*** Data

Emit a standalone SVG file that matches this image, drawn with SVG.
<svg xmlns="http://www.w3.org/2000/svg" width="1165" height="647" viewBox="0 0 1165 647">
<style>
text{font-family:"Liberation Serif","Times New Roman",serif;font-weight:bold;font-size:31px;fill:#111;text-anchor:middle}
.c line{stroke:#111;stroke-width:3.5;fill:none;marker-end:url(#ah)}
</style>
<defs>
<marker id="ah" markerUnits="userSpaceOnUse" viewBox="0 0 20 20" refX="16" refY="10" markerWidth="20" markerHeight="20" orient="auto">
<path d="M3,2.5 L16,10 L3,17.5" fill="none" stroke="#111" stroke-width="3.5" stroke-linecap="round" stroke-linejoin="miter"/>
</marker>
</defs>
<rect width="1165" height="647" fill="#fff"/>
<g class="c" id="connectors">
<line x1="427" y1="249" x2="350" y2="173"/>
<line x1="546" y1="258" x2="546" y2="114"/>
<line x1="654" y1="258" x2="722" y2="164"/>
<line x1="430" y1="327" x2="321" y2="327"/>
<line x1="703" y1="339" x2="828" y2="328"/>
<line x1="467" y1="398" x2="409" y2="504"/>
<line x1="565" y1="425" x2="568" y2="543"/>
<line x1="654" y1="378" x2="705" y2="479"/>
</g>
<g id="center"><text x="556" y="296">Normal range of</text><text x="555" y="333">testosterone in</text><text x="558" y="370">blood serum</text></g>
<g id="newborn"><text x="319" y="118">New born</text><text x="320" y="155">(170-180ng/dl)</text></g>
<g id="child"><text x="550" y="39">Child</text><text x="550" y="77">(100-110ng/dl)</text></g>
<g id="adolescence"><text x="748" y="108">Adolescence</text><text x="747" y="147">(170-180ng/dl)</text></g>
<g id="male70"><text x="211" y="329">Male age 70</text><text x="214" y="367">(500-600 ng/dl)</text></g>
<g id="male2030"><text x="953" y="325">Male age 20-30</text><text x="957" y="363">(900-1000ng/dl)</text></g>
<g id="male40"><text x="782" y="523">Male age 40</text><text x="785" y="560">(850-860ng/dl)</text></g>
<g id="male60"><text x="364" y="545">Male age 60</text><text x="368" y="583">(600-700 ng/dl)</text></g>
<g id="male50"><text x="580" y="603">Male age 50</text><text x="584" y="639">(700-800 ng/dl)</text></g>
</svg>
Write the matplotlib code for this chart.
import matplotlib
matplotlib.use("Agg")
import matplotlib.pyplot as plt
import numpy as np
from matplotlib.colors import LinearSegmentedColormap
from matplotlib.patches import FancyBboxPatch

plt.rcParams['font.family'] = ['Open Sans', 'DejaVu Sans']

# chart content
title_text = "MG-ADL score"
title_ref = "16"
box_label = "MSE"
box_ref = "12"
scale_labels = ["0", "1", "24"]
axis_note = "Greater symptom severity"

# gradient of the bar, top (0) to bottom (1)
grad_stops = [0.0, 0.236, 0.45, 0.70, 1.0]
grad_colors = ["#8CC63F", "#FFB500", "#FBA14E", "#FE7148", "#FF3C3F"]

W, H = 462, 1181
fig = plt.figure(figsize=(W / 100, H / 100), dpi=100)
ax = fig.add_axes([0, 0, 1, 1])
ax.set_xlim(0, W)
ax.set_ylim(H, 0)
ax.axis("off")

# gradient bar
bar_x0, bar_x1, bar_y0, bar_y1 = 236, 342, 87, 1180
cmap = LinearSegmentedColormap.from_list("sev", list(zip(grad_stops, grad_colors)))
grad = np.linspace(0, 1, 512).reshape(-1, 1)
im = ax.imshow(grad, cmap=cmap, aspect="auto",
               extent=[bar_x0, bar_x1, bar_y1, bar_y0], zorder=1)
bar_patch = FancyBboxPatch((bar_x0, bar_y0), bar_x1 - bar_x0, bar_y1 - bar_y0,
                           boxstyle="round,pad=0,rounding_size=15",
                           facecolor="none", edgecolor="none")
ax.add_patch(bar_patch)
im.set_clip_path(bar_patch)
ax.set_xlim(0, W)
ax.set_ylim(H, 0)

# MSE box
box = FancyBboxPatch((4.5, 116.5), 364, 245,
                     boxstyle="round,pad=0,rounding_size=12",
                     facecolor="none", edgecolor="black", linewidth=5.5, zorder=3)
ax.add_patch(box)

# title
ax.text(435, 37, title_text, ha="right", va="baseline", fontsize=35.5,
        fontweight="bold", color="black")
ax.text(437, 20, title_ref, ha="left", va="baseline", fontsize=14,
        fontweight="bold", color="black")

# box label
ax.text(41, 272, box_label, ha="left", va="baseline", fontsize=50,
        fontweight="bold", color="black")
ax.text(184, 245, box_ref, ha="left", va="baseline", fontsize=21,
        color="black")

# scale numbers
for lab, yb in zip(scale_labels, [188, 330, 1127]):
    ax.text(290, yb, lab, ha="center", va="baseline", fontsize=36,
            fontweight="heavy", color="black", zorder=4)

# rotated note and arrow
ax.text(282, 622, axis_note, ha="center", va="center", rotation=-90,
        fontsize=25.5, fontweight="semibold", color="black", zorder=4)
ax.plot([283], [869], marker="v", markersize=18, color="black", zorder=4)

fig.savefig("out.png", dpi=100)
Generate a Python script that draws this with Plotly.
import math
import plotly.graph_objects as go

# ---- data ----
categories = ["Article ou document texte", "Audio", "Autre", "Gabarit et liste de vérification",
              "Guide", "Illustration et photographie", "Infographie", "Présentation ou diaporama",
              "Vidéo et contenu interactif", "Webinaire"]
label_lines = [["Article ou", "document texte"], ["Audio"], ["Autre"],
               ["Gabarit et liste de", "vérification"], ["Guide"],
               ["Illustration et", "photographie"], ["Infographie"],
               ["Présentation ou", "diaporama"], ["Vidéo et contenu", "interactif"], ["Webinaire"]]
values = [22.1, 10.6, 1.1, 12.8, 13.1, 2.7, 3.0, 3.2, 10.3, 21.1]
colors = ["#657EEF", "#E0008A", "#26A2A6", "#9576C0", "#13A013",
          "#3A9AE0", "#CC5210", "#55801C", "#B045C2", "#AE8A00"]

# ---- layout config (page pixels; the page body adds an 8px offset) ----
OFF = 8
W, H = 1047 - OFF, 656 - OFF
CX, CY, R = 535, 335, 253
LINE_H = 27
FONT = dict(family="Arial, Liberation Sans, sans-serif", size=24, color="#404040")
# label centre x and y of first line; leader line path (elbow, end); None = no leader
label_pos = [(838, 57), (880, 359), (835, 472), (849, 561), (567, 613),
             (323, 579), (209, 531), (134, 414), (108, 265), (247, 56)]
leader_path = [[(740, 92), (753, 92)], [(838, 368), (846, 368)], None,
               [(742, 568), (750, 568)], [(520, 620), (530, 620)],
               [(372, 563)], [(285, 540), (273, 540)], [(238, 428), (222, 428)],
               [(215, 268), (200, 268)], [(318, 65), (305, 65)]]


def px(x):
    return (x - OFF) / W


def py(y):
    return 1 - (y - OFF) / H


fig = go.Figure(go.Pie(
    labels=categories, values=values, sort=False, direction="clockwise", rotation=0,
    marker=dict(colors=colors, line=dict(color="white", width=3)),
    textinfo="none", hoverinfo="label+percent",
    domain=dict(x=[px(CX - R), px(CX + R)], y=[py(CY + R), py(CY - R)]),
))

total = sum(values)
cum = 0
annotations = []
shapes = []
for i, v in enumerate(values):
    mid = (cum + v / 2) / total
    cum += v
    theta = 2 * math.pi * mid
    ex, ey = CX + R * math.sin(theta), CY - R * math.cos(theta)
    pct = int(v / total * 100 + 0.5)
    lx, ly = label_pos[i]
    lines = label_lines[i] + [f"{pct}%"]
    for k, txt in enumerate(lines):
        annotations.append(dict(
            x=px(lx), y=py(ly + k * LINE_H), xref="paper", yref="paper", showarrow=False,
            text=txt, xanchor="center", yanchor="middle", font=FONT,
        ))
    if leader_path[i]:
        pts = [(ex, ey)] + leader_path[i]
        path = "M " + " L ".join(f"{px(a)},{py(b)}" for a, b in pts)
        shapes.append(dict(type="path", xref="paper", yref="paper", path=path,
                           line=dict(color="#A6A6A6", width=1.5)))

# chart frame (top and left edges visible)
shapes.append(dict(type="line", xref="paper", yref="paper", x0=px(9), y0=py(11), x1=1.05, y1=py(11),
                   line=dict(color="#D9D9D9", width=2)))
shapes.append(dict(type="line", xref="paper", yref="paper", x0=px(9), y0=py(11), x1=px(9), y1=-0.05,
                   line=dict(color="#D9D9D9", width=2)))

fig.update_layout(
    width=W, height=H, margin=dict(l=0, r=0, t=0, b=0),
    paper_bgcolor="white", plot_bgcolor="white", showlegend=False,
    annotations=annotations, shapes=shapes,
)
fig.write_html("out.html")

******

- _Aim of the task_
Write the lines again exactly, beginning at the line that has "Generate a Python" and stopping after the line that has "return 1 - (y - OFF) / H"; include no other lines.

- _Final result_
Generate a Python script that draws this with Plotly.
import math
import plotly.graph_objects as go

# ---- data ----
categories = ["Article ou document texte", "Audio", "Autre", "Gabarit et liste de vérification",
              "Guide", "Illustration et photographie", "Infographie", "Présentation ou diaporama",
              "Vidéo et contenu interactif", "Webinaire"]
label_lines = [["Article ou", "document texte"], ["Audio"], ["Autre"],
               ["Gabarit et liste de", "vérification"], ["Guide"],
               ["Illustration et", "photographie"], ["Infographie"],
               ["Présentation ou", "diaporama"], ["Vidéo et contenu", "interactif"], ["Webinaire"]]
values = [22.1, 10.6, 1.1, 12.8, 13.1, 2.7, 3.0, 3.2, 10.3, 21.1]
colors = ["#657EEF", "#E0008A", "#26A2A6", "#9576C0", "#13A013",
          "#3A9AE0", "#CC5210", "#55801C", "#B045C2", "#AE8A00"]

# ---- layout config (page pixels; the page body adds an 8px offset) ----
OFF = 8
W, H = 1047 - OFF, 656 - OFF
CX, CY, R = 535, 335, 253
LINE_H = 27
FONT = dict(family="Arial, Liberation Sans, sans-serif", size=24, color="#404040")
# label centre x and y of first line; leader line path (elbow, end); None = no leader
label_pos = [(838, 57), (880, 359), (835, 472), (849, 561), (567, 613),
             (323, 579), (209, 531), (134, 414), (108, 265), (247, 56)]
leader_path = [[(740, 92), (753, 92)], [(838, 368), (846, 368)], None,
               [(742, 568), (750, 568)], [(520, 620), (530, 620)],
               [(372, 563)], [(285, 540), (273, 540)], [(238, 428), (222, 428)],
               [(215, 268), (200, 268)], [(318, 65), (305, 65)]]


def px(x):
    return (x - OFF) / W


def py(y):
    return 1 - (y - OFF) / H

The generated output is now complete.